Exercise prompt: Take the line containing "Recreate this image as a Python" as the first line and the line containing "import pandas as pd" as the last, and output that span verbatim without any images.

Provided data:
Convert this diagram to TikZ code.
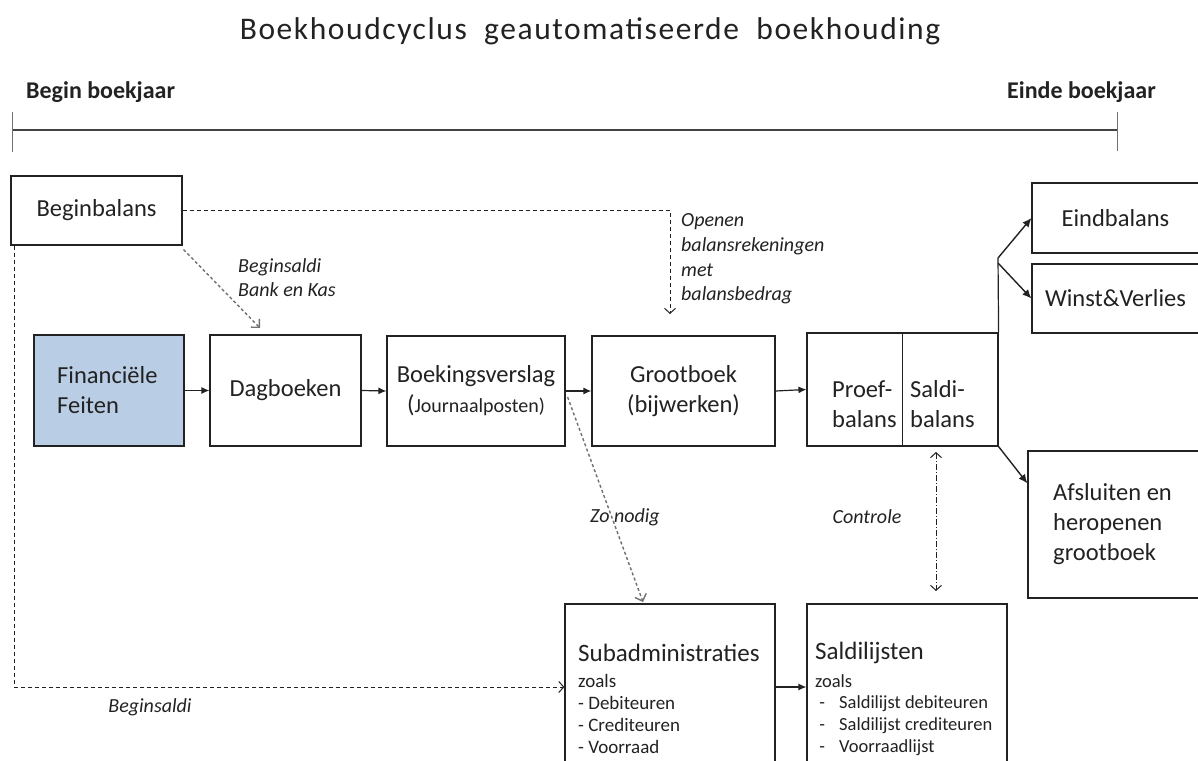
\documentclass[tikz,border=0pt]{standalone}
\usepackage{fontspec}
\setmainfont{Carlito}
\newfontfamily\titlefont{Carlito}[LetterSpace=5]
\usetikzlibrary{arrows.meta,calc}
\definecolor{ink}{HTML}{222222}
\definecolor{lgray}{HTML}{707070}
\definecolor{feit}{HTML}{B9CDE5}
\begin{document}
\begin{tikzpicture}[x=1pt,y=-1pt,
  box/.style={draw=ink, line width=1.2pt, inner sep=0pt, align=center, text=ink,
    font=\fontsize{24.5}{30}\selectfont},
  txt/.style={inner sep=0pt, align=left, text=ink, font=\fontsize{24.5}{30}\selectfont},
  lbl/.style={inner sep=0pt, align=left, text=ink, font=\fontsize{20}{24.7}\selectfont\itshape},
  head/.style={inner sep=0pt, text=ink, font=\fontsize{24}{28}\selectfont\bfseries},
  small/.style={inner sep=0pt, align=left, text=ink},
  flow/.style={draw=ink, line width=1.2pt, -{Latex[length=8pt,width=7pt]}},
  fan/.style={draw=ink, line width=1.4pt, -{Latex[length=9pt,width=8pt]}},
  dsh/.style={draw=ink, line width=1pt, dash pattern=on 4pt off 3pt,
    -{Straight Barb[length=5pt,width=11pt]}},
  gdsh/.style={draw=lgray, line width=1.4pt, dash pattern=on 3pt off 2.5pt,
    -{Straight Barb[length=6pt,width=12pt]}},
  ddot/.style={draw=ink, line width=1pt, dash pattern=on 6pt off 2pt on 1pt off 2pt,
    {Straight Barb[length=5pt,width=11pt]}-{Straight Barb[length=5pt,width=11pt]}},
  tick/.style={draw=lgray, line width=1pt}
]
\useasboundingbox[fill=white] (0,0) rectangle (1198,760);
\clip (0,0) rectangle (1198,760);

% title and timeline
\node[inner sep=0pt, text=ink, font=\fontsize{31.5}{36}\selectfont\titlefont] (title) at (590,31)
  {Boekhoudcyclus\ \ geautomatiseerde\ \ boekhouding};
\node[head, anchor=west] (begin) at (26,92) {Begin boekjaar};
\node[head, anchor=west] (einde) at (1007,92) {Einde boekjaar};
\coordinate (tl) at (12,130);
\coordinate (tr) at (1117,130);
\draw[draw=ink!85, line width=1.4pt] (tl) -- (tr);
\draw[tick] (12,112) -- (12,152);
\draw[tick] (1117,112) -- (1117,151);

% boxes
\node[box, minimum width=171pt, minimum height=69pt] (bb) at (96.5,210.5) {Beginbalans};
\node[box, fill=feit, minimum width=150pt, minimum height=111pt] (ff) at (109,390.5) {};
\node[txt, anchor=west] (fft) at (57,390) {Financiële\\Feiten};
\node[box, minimum width=151pt, minimum height=111pt] (db) at (285.5,390.5) {Dagboeken};
\node[box, minimum width=178pt, minimum height=110pt] (bv) at (476,391)
  {Boekingsverslag\\(\fontsize{20}{30}\selectfont Journaalposten)};
\node[box, minimum width=183pt, minimum height=110pt] (gb) at (683.5,391) {Grootboek\\(bijwerken)};
\node[box, minimum width=191pt, minimum height=113pt] (pr) at (902.5,389.5) {};
\draw[draw=ink, line width=1.2pt] (pr.north) -- (pr.south);
\node[txt, anchor=west] (prt) at (832,404) {Proef-\\balans};
\node[txt, anchor=west] (sdt) at (910,404) {Saldi-\\balans};

\node[box, minimum width=167pt, minimum height=70pt] (eb) at (1115.5,218) {Eindbalans};
\node[box, minimum width=167pt, minimum height=69pt] (ws) at (1115.5,298.5) {Winst\&Verlies};
\node[box, minimum width=171pt, minimum height=147pt] (af) at (1113.5,524.5) {};
\node[txt, anchor=west] (aft) at (1053,524) {Afsluiten en\\heropenen\\grootboek};

\node[box, minimum width=210pt, minimum height=166pt] (sub) at (670,687) {};
\node[txt, anchor=west, font=\fontsize{25}{30}\selectfont] (subt) at (578,653) {Subadministraties};
\node[small, anchor=west, font=\fontsize{19}{21.7}\selectfont] (subl) at (578,714)
  {zoals\\- Debiteuren\\- Crediteuren\\- Voorraad};
\node[box, minimum width=200pt, minimum height=166pt] (sl) at (907,687) {};
\node[txt, anchor=west, font=\fontsize{25}{30}\selectfont] (slt) at (815,653) {Saldilijsten};
\node[small, anchor=west, font=\fontsize{18.5}{21.7}\selectfont] (sll) at (815,715)
  {zoals\\\makebox[24pt][l]{\ -}Saldilijst debiteuren\\\makebox[24pt][l]{\ -}Saldilijst crediteuren\\\makebox[24pt][l]{\ -}Voorraadlijst};

% labels
\node[lbl, anchor=west] (l1) at (238,277.5) {Beginsaldi\\Bank en Kas};
\node[lbl, anchor=west] (l2) at (681,259) {Openen\\balansrekeningen\\met\\balansbedrag};
\node[lbl] (l3) at (625,517) {Zo nodig};
\node[lbl] (l4) at (867,517) {Controle};
\node[lbl] (l5) at (150,707) {Beginsaldi};

% main flow
\draw[flow] (ff.east) -- (db.west);
\draw[flow] (db.east) -- (bv.west);
\draw[flow] (bv.east) -- (gb.west);
\draw[flow] (gb.east) -- (pr.west);
\draw[flow] (sub.east) -- (sl.west);

% fan to the right
\coordinate (ftop) at (998,258);
\draw[draw=ink, line width=1.2pt] (ftop) -- (pr.north east);
\draw[fan] (ftop) -- (eb.west);
\draw[fan] ($(ftop)+(0,5)$) -- (ws.west);
\draw[fan] (pr.south east) -- ($(af.north west)+(0,33)$);

% dashed connectors
\coordinate (ogtip) at (670,314);
\draw[dsh] (bb.east) -| (ogtip);
\coordinate (dbtip) at (260,328);
\draw[gdsh] ($(bb.south east)+(1,4)$) -- (dbtip);
\draw[dsh] ($(bb.south west)+(4,0)$) |- (sub.west);
\coordinate (zntip) at (643,602);
\draw[gdsh] ($(bv.east)+(2,6)$) -- (zntip);
\coordinate (ctop) at (936,452);
\coordinate (cbot) at (936,591);
\draw[ddot] (ctop) -- (cbot);
\end{tikzpicture}
\end{document}
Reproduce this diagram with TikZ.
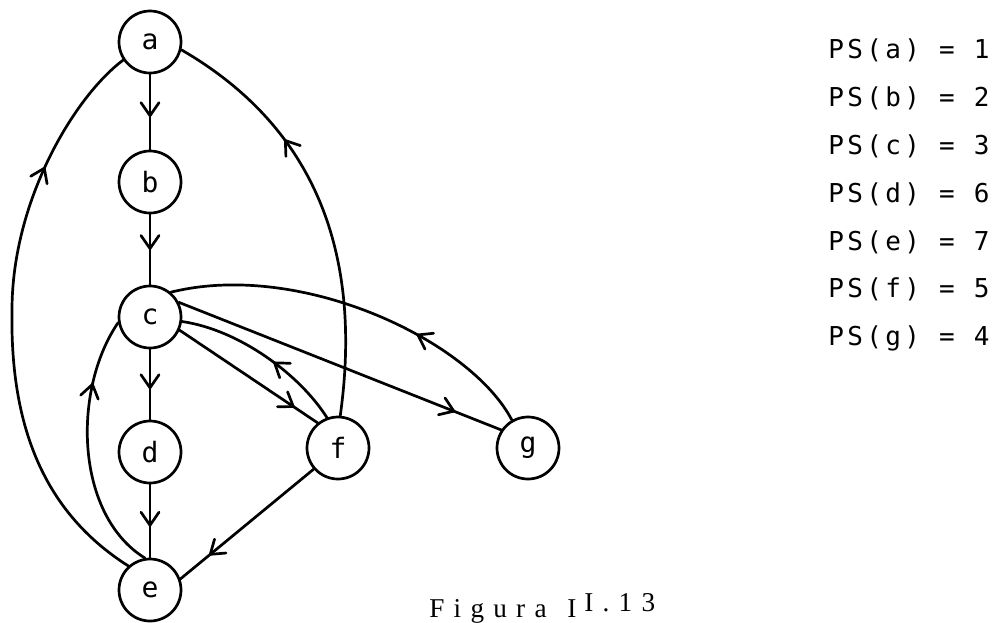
\documentclass[tikz,border=0pt]{standalone}
\usepackage{fontspec}
\setmainfont{Liberation Serif}
\newfontfamily\psfont[LetterSpace=13]{DejaVu Sans Mono}
\newfontfamily\labfont{DejaVu Sans Mono}
\newfontfamily\figfont[LetterSpace=34]{Liberation Serif}
\usetikzlibrary{arrows.meta,decorations.markings}
\begin{document}
\begin{tikzpicture}[x=0.5pt,y=-0.5pt,line width=1.35pt,line cap=round,
  vtx/.style={circle,draw,minimum size=31pt,inner sep=0pt,font=\labfont\fontsize{14}{16}\selectfont},
  pstext/.style={anchor=base west,inner sep=0pt,font=\psfont\fontsize{13}{15}\selectfont},
  figtext/.style={anchor=base west,inner sep=0pt,font=\figfont\fontsize{13.6}{16}\selectfont},
  midarrow/.style={postaction={decorate,decoration={markings,
      mark=at position #1 with {\arrow{Straight Barb[length=6.5pt,width=9pt,line cap=round]}}}}}]
\useasboundingbox (0,0) rectangle (1001,622);

% vertices
\node[vtx] (a) at (150,42) {a};
\node[vtx] (b) at (150,182) {b};
\node[vtx] (c) at (150,317) {c};
\node[vtx] (d) at (150,452) {d};
\node[vtx] (e) at (150,590) {e};
\node[vtx] (f) at (338,448) {f};
\node[vtx] (g) at (528,448) {g};

% straight vertical edges
\draw[midarrow=0.58] (a) -- (b);
\draw[midarrow=0.52] (b) -- (c);
\draw[midarrow=0.58] (c) -- (d);
\draw[midarrow=0.59] (d) -- (e);

% e -> a (outer left arc)
\draw[midarrow=0.77] (e.132) .. controls (40,510) and (10,420) .. (12,310)
      .. controls (12,200) and (75,96) .. (a.214);
% f -> a
\draw[midarrow=0.68] (f.86) .. controls (362,260) and (320,130) .. (a.346);
% e -> c
\draw[midarrow=0.75] (e.99) .. controls (75,515) and (72,390) .. (c.190);
% c -> f
\draw[midarrow=0.84] (c.-24) -- (f.129);
% f -> c
\draw[midarrow=0.44] (f.110) .. controls (300,375) and (240,330) .. (c.-8);
% c -> g
\draw[midarrow=0.86] (c.27) -- (g.146);
% g -> c
\draw[midarrow=0.34] (g.120) .. controls (470,340) and (300,260) .. (c.50);
% f -> e
\draw[midarrow=0.79] (f.221) -- (e.20);

% PS values
\node[pstext] (ps1) at (827,58)  {PS(a) = 1};
\node[pstext] (ps2) at (827,106) {PS(b) = 2};
\node[pstext] (ps3) at (827,154) {PS(c) = 3};
\node[pstext] (ps4) at (827,202) {PS(d) = 6};
\node[pstext] (ps5) at (827,250) {PS(e) = 7};
\node[pstext] (ps6) at (827,297) {PS(f) = 5};
\node[pstext] (ps7) at (827,345) {PS(g) = 4};

% caption
\node[figtext] (cap1) at (428,617) {Figura};
\node[figtext] (cap2) at (566,617) {I};
\node[figtext] (cap3) at (583,611) {I.13};
\end{tikzpicture}
\end{document}
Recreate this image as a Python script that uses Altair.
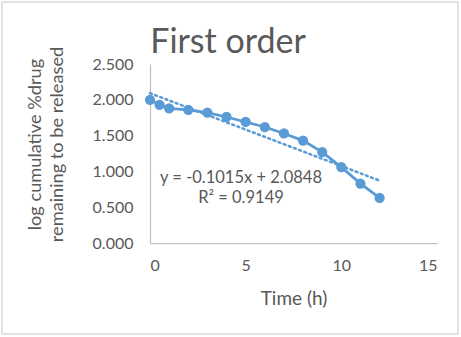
import altair as alt
import pandas as pd

time_h = [0, 0.5, 1, 2, 3, 4, 5, 6, 7, 8, 9, 10, 11, 12]
log_remaining = [2.000, 1.93, 1.88, 1.86, 1.82, 1.76, 1.69, 1.62, 1.53, 1.43, 1.27, 1.06, 0.83, 0.63]
x_ticks = [0, 5, 10, 15]
y_ticks = [0.0, 0.5, 1.0, 1.5, 2.0, 2.5]
equation_lines = ["y = -0.1015x + 2.0848", "R² = 0.9149"]
y_title_lines = ["log cumulative %drug", "remaining to be released"]
chart_title = "First order"

df = pd.DataFrame({"time": time_h, "logrem": log_remaining})

BLUE = "#5B9BD5"
GRAY = "#595959"
FONT = "Lato"

base = alt.Chart(df)

x_enc = alt.X(
    "time:Q",
    scale=alt.Scale(domain=[0, 15], nice=False, zero=False),
    axis=alt.Axis(
        values=x_ticks, title="Time (h)", grid=False, ticks=False,
        labelPadding=14, titleY=55, titleBaseline="middle", labelOverlap=False,
        titleFontSize=19,
    ),
)
y_enc = alt.Y(
    "logrem:Q",
    scale=alt.Scale(domain=[0, 2.5], nice=False),
    axis=alt.Axis(
        values=y_ticks, format=".3f", title=y_title_lines, grid=False, ticks=False,
        labelPadding=17, titleX=-115, titleY=80, titleBaseline="middle",
        titleAlign="center", titleAngle=-90, titleLineHeight=22, labelOverlap=False,
        titleFontSize=18.2,
    ),
)

line = base.mark_line(color=BLUE, strokeWidth=2.75, clip=False).encode(x=x_enc, y=y_enc)
points = base.mark_circle(color=BLUE, size=105, opacity=1, clip=False).encode(x=x_enc, y=y_enc)

trend = base.transform_regression("time", "logrem", extent=[0, 12]).mark_line(
    color=BLUE, strokeWidth=2.5, strokeDash=[2, 3.5], strokeCap="round"
).encode(x=x_enc, y=y_enc)

eq = alt.Chart(pd.DataFrame({"t": [equation_lines]})).mark_text(
    font=FONT, fontSize=16.5, color=GRAY, align="center", baseline="middle", lineHeight=20
).encode(text="t:N", x=alt.value(91), y=alt.value(114))

title = alt.Chart(pd.DataFrame({"t": [chart_title]})).mark_text(
    font=FONT, fontSize=34, color=GRAY, align="center", baseline="alphabetic"
).encode(text="t:N", x=alt.value(78), y=alt.value(-11))

border = alt.Chart(pd.DataFrame({"a": [0]})).mark_rect(
    fill="transparent", stroke="#d9d9d9", strokeWidth=1.5
).encode(x=alt.value(-148), x2=alt.value(308), y=alt.value(-62), y2=alt.value(270))

chart = alt.layer(border, trend, line, points, eq, title).properties(
    width=287,
    height=179,
    autosize=alt.AutoSizeParams(type="none"),
    padding={"left": 150, "top": 64, "right": 24, "bottom": 94},
    background="white",
).configure_axis(
    domainColor="#bfbfbf", domainWidth=1.25,
    labelFont=FONT, labelFontSize=16, labelColor=GRAY,
    titleFont=FONT, titleColor=GRAY, titleFontWeight="normal",
).configure_view(stroke=None)

chart.save("out.html", embed_options={"renderer": "svg", "actions": False})
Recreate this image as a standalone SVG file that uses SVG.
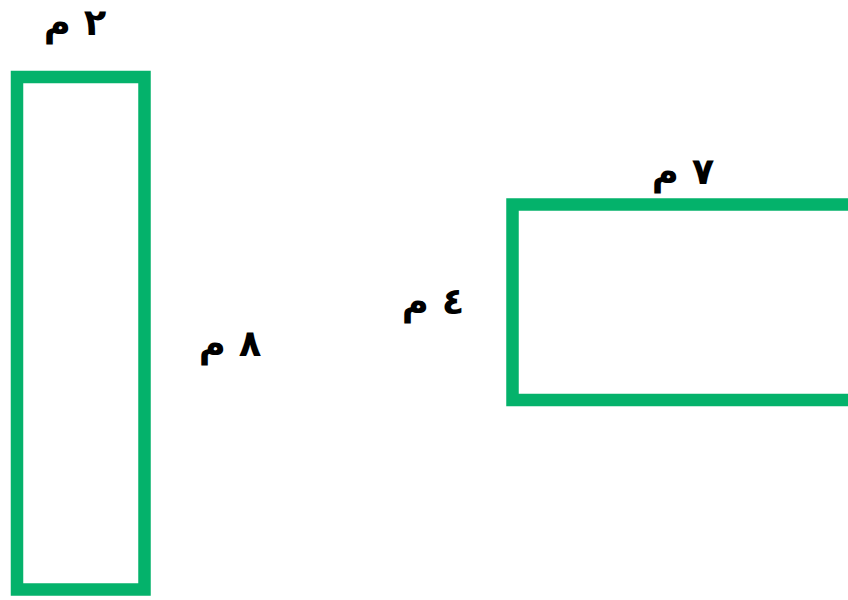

Output of the exercise:
Recreate this image as a Python script that uses Altair.
import altair as alt
import pandas as pd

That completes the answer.